Controllable chiral emissions from free-electron driven plasmonic metasurfaces

Arbitrary control of the light emission in nanoscale is of great importance to high-performance, compact and integrated on-chip systems. Free-electron impact interactions with metasurfaces provide an excellent platform for the realization of a point source while the generation and engineering of chiral polarized emission is still unresolved. In this work, we propose a method to flexibly generate and control the chiral emission to the desired direction at specified wavelength(s) with plasmonic chiral metasurfaces. Emission chirality dependences on the impacting positions and wavelength are demonstrated. The same chirality is achieved within a broad bandwidth from 750 nm to 1100 nm at a fixed impacting position.
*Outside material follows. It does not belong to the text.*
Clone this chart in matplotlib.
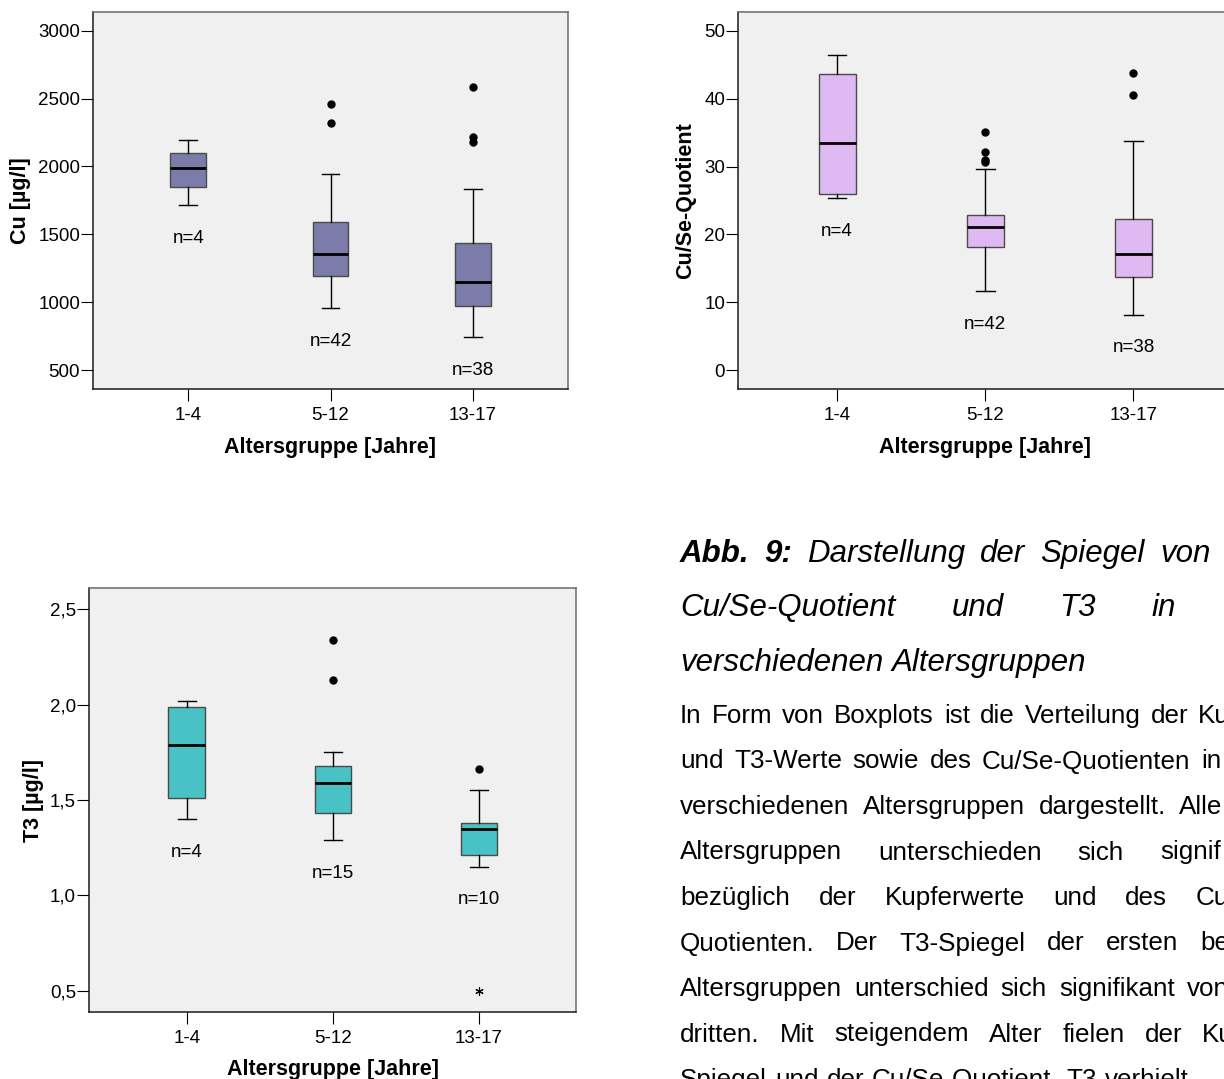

Additionally, we also illustrate a specified wavelength at which the chirality is insensitive to the impacting positions. Simulated far field intensity distributions confirm the approach to implement different chiral emissions. To solve the divergent distributions at chirality 0, we also propose an anisotropic metasurface to confine the left circular polarized and right circular polarized lights in a tight solid angle. The competition between the chiral emission enhancement and ohmic loss on the nanoparticles number is also investigated. Our work promises effective manipulation of the chiral emissions and may find applications in quantum communication and biomolecule detections.